_Provided data_:

━━━

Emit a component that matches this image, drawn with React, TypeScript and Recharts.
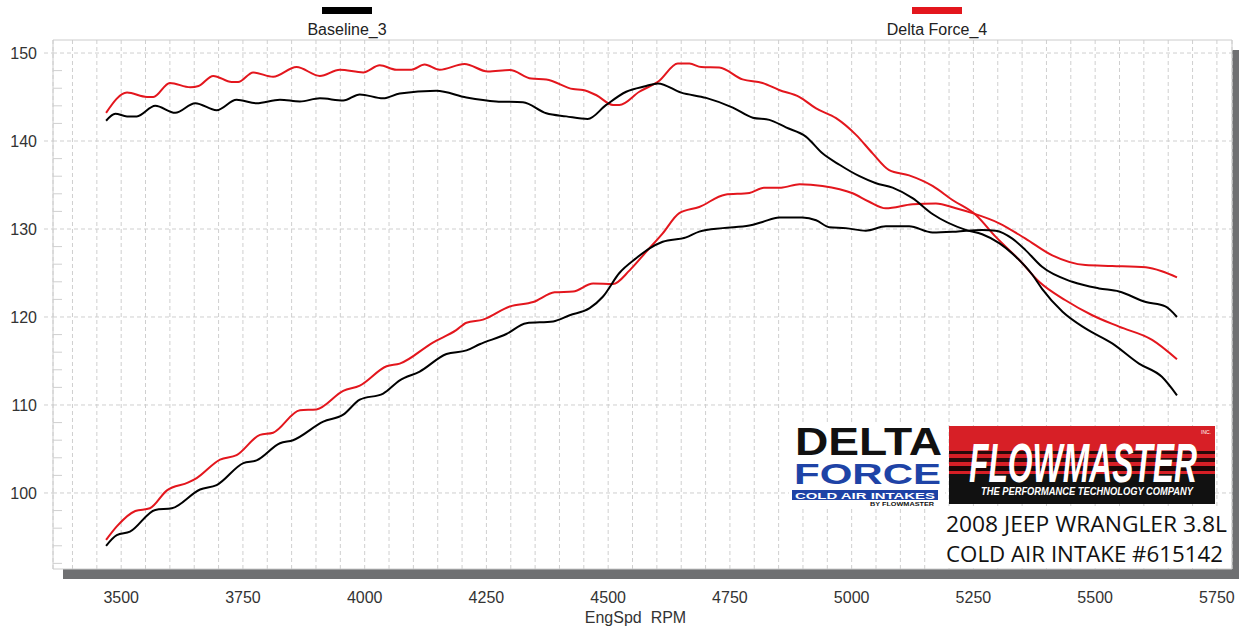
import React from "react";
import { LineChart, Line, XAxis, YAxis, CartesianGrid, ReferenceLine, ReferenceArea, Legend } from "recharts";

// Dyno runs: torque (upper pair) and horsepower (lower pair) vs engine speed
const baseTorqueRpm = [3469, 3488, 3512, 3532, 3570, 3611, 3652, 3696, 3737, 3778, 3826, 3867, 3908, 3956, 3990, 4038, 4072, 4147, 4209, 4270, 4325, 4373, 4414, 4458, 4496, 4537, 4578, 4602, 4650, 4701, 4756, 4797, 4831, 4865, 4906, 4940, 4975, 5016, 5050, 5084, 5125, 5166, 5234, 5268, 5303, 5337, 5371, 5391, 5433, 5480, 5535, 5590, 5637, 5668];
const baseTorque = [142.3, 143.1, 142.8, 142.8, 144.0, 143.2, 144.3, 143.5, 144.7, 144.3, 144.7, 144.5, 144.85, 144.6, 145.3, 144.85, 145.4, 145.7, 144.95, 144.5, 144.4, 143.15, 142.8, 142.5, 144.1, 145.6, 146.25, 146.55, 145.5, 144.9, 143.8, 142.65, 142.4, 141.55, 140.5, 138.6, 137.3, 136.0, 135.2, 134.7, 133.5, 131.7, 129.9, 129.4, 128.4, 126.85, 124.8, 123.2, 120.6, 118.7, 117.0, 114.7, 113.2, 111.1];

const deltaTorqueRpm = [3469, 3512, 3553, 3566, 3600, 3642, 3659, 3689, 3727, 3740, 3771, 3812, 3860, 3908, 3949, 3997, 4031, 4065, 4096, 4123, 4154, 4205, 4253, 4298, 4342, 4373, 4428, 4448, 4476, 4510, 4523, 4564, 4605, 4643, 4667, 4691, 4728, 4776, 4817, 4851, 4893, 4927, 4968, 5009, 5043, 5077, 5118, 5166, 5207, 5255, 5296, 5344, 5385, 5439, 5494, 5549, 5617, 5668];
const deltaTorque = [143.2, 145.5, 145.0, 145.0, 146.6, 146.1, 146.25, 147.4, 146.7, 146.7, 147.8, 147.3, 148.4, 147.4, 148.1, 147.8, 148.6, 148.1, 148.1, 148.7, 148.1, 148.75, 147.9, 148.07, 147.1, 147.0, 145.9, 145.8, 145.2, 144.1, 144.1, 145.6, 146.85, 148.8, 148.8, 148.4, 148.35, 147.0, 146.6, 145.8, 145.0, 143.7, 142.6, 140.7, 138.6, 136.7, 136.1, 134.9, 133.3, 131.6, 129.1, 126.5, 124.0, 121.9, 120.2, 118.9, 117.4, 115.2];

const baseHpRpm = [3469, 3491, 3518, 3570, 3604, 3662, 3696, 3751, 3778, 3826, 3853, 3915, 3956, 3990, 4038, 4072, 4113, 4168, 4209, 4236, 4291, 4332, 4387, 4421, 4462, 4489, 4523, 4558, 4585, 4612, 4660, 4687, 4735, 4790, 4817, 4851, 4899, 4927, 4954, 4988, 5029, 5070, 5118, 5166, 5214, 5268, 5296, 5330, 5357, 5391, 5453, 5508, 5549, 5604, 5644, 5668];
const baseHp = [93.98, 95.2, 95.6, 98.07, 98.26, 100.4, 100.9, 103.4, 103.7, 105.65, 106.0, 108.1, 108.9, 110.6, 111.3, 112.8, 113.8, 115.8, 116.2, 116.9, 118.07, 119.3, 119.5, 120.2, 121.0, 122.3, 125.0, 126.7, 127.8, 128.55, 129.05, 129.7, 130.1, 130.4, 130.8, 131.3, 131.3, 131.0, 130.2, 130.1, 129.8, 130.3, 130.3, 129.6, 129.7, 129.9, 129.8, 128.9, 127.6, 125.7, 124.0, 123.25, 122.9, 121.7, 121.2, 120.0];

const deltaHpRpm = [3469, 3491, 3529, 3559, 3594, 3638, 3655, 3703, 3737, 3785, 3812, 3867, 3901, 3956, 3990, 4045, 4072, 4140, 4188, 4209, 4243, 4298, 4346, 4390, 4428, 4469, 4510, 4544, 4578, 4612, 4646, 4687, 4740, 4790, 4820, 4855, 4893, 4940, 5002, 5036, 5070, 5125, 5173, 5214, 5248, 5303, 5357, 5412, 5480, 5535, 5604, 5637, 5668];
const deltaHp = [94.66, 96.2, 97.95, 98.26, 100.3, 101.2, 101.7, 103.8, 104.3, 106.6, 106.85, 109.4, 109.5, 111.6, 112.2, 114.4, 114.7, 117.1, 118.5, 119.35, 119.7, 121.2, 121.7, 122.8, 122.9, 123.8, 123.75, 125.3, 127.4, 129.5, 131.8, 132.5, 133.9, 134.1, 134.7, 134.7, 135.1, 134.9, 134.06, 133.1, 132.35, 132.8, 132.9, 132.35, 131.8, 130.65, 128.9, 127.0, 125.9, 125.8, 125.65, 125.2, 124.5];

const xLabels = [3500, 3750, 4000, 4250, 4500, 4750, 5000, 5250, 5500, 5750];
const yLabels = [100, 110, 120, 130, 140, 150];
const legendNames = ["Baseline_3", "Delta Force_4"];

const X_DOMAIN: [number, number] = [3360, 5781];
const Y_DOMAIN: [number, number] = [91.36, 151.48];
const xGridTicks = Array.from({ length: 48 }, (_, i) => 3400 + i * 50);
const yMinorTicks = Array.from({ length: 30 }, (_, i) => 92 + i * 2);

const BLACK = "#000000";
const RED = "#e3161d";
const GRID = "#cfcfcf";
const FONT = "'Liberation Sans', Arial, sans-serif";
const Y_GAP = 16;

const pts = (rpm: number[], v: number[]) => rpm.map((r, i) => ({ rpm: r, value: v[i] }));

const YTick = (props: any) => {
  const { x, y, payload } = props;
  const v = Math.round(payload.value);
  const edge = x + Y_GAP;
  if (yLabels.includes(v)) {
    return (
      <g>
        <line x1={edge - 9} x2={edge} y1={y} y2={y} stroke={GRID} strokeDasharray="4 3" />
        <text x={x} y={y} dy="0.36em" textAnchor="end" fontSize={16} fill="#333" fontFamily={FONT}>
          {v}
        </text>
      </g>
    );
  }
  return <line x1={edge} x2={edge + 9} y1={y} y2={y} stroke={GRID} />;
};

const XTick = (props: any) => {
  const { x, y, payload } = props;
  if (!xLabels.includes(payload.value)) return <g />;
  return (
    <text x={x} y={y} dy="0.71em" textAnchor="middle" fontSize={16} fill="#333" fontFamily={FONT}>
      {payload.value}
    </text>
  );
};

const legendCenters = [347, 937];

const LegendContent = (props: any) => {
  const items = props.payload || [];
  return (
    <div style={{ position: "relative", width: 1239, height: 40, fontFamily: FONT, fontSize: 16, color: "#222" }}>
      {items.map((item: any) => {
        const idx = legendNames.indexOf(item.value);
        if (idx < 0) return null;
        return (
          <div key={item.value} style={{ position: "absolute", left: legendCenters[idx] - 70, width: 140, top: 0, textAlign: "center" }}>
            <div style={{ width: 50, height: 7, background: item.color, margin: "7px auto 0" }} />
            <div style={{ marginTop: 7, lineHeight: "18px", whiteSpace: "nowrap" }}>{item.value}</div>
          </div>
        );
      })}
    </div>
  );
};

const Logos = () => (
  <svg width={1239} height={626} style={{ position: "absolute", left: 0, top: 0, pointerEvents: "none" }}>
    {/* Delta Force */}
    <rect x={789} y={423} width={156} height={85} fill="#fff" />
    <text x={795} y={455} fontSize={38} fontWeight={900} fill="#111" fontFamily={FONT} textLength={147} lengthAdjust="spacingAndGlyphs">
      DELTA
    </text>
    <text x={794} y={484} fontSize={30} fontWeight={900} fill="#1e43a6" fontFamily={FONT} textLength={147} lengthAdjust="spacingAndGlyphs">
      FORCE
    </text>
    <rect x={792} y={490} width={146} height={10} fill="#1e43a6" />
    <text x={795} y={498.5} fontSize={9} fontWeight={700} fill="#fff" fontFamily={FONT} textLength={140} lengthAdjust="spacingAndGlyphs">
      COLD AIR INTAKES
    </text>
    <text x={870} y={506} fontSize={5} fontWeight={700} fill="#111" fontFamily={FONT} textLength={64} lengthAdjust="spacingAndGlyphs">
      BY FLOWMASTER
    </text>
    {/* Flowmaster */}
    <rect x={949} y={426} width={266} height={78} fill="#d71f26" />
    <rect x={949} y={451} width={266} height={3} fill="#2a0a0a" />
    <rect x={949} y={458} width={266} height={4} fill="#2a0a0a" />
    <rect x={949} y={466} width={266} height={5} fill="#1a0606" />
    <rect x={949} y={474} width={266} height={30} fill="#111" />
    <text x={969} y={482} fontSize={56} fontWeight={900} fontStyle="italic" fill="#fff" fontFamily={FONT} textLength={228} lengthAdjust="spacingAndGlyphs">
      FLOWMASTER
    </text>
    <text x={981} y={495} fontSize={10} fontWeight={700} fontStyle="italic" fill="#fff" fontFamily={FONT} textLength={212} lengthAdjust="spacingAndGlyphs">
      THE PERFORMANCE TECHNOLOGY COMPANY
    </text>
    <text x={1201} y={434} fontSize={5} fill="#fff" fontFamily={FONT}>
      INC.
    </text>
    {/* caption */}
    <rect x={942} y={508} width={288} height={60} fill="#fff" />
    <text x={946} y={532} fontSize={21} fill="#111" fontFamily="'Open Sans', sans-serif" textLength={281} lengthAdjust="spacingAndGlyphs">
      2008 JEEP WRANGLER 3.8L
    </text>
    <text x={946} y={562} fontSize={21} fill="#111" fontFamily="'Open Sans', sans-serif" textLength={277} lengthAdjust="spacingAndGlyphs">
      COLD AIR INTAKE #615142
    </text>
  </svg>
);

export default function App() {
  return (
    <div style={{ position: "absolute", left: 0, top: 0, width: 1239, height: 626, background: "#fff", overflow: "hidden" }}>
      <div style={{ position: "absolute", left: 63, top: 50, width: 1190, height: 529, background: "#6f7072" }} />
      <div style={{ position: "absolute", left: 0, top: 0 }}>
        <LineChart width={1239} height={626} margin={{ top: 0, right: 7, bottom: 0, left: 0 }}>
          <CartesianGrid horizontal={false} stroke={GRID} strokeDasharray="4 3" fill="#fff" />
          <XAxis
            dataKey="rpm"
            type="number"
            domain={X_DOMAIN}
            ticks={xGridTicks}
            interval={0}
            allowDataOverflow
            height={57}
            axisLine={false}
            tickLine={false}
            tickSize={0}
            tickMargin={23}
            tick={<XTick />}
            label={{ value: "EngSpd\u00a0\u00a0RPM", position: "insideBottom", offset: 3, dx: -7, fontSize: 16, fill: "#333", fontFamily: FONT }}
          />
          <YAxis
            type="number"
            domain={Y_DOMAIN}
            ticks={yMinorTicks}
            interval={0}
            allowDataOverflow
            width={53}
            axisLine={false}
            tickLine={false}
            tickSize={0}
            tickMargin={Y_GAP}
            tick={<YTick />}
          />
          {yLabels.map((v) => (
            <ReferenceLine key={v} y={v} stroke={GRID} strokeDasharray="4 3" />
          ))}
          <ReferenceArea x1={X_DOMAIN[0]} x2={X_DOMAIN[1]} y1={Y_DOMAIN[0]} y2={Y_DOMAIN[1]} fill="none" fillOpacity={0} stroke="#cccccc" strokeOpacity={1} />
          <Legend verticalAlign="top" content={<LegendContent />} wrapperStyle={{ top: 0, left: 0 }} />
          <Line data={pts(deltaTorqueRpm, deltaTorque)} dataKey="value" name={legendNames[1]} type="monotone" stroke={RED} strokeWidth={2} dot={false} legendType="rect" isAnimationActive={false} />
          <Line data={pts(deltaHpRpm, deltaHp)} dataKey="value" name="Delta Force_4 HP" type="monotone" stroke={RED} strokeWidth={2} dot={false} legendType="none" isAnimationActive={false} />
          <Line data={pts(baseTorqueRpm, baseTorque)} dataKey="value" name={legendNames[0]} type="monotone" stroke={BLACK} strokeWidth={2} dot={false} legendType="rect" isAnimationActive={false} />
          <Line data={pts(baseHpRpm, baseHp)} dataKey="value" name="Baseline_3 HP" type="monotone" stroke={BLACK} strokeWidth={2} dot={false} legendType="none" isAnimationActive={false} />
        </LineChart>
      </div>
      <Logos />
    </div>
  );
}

━━━

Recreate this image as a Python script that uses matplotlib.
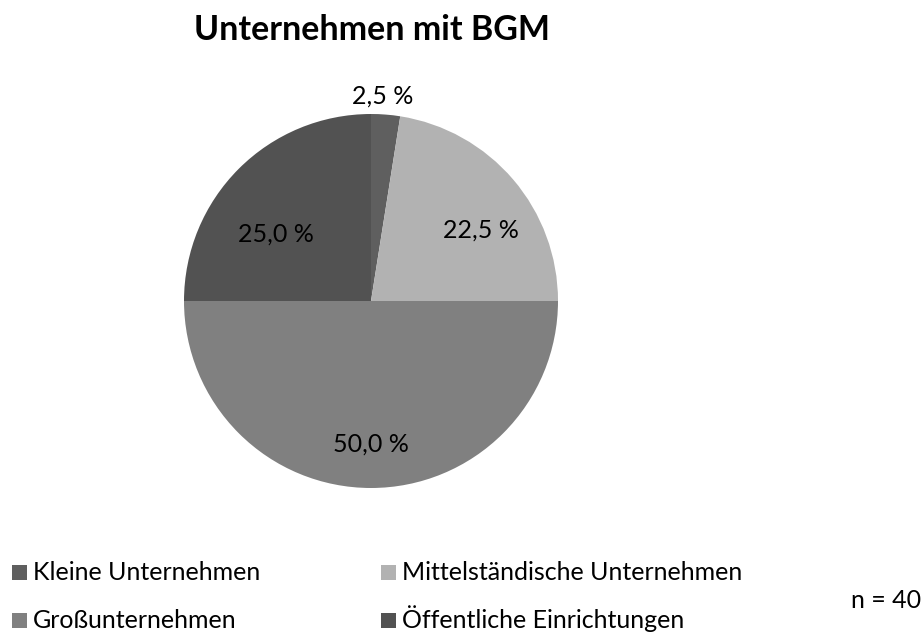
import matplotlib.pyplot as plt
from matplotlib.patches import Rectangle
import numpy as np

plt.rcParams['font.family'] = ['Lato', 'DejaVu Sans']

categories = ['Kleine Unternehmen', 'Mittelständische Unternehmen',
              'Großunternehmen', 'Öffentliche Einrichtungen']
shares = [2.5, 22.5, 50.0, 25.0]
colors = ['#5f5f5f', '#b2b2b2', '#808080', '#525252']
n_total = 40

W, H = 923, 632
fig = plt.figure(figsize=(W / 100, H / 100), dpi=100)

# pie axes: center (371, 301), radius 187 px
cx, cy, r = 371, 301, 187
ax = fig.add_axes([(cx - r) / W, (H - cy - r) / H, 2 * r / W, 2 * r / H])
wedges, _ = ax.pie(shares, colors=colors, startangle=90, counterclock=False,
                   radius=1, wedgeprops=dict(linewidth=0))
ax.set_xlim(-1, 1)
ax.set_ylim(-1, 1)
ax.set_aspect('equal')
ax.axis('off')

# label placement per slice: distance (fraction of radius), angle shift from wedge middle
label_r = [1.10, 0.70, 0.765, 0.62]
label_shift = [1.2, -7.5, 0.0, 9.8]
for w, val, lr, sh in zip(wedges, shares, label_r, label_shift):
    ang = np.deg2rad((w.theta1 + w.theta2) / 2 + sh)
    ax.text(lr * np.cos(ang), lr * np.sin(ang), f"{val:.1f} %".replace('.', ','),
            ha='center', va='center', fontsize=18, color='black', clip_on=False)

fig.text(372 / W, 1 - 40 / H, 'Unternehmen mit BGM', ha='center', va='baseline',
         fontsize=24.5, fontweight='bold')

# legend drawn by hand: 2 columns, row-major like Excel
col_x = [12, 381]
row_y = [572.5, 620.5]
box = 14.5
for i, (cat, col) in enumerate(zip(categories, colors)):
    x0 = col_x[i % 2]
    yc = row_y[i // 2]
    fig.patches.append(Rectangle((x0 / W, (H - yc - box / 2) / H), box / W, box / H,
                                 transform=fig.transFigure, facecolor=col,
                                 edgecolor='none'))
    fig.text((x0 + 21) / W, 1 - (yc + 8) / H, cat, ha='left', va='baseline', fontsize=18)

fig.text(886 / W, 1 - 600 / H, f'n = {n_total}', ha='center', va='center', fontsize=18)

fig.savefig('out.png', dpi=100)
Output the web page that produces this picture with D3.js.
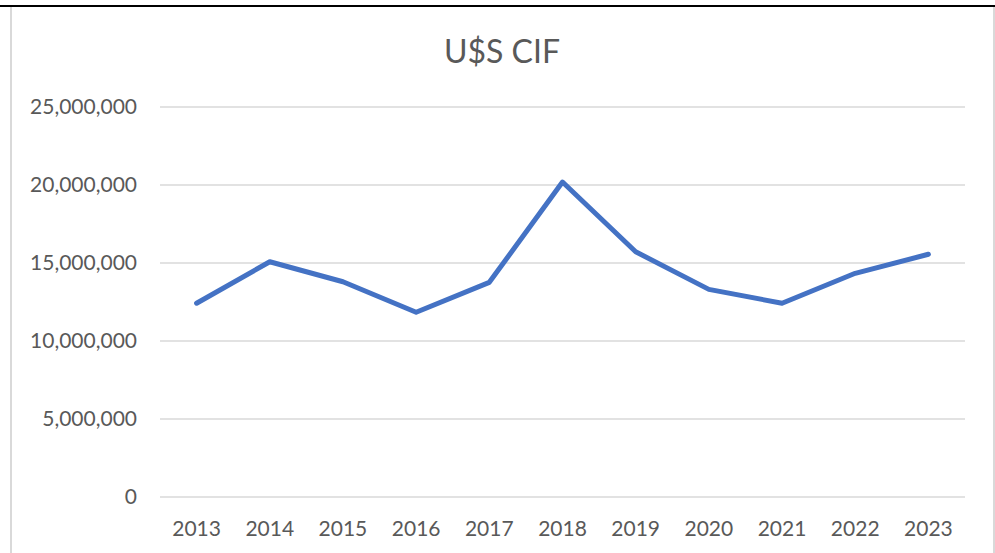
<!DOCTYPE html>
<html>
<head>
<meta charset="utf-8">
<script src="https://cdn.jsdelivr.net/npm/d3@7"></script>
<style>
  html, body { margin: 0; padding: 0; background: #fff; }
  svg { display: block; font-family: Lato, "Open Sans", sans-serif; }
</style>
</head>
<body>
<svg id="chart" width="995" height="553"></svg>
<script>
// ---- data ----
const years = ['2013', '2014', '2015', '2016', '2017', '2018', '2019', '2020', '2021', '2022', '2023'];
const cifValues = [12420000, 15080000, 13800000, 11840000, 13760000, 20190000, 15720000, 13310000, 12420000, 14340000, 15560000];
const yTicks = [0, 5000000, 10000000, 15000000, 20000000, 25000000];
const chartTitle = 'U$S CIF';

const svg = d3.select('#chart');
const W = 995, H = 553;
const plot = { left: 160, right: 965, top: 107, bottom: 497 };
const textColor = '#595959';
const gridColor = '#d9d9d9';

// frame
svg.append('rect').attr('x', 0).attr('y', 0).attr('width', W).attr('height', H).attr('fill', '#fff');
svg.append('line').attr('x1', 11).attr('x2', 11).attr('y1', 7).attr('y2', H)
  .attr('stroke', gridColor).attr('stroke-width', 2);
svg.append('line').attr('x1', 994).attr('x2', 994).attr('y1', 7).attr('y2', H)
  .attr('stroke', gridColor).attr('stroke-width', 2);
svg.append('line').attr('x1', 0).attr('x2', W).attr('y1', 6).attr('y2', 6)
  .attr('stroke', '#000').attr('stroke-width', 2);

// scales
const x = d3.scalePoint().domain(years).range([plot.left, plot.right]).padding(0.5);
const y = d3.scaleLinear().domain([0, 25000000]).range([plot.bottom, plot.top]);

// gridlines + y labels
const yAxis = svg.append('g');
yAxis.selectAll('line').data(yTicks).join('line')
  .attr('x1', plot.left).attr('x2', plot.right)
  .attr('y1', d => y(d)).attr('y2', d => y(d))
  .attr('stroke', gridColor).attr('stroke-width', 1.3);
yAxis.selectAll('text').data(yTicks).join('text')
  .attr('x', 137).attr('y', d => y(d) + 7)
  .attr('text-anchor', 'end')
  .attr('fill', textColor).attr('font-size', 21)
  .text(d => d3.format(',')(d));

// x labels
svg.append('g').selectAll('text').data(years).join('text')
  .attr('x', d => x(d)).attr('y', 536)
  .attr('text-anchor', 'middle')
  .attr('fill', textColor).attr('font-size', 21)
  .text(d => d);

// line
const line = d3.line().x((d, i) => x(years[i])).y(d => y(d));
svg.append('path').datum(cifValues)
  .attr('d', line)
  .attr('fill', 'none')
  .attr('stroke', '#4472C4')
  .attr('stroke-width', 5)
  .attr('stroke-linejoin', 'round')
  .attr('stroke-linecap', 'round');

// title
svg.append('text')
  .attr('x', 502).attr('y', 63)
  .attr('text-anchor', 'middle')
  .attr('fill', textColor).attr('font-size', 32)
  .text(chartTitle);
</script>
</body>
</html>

━━━

_Direction_: Copy only what runs above from the line containing "Emit a component" through the line containing "114.7, 113.2, 111.1];", exactly. Leave out the pictures.

_Response for this exercise_:
Emit a component that matches this image, drawn with React, TypeScript and Recharts.
import React from "react";
import { LineChart, Line, XAxis, YAxis, CartesianGrid, ReferenceLine, ReferenceArea, Legend } from "recharts";

// Dyno runs: torque (upper pair) and horsepower (lower pair) vs engine speed
const baseTorqueRpm = [3469, 3488, 3512, 3532, 3570, 3611, 3652, 3696, 3737, 3778, 3826, 3867, 3908, 3956, 3990, 4038, 4072, 4147, 4209, 4270, 4325, 4373, 4414, 4458, 4496, 4537, 4578, 4602, 4650, 4701, 4756, 4797, 4831, 4865, 4906, 4940, 4975, 5016, 5050, 5084, 5125, 5166, 5234, 5268, 5303, 5337, 5371, 5391, 5433, 5480, 5535, 5590, 5637, 5668];
const baseTorque = [142.3, 143.1, 142.8, 142.8, 144.0, 143.2, 144.3, 143.5, 144.7, 144.3, 144.7, 144.5, 144.85, 144.6, 145.3, 144.85, 145.4, 145.7, 144.95, 144.5, 144.4, 143.15, 142.8, 142.5, 144.1, 145.6, 146.25, 146.55, 145.5, 144.9, 143.8, 142.65, 142.4, 141.55, 140.5, 138.6, 137.3, 136.0, 135.2, 134.7, 133.5, 131.7, 129.9, 129.4, 128.4, 126.85, 124.8, 123.2, 120.6, 118.7, 117.0, 114.7, 113.2, 111.1];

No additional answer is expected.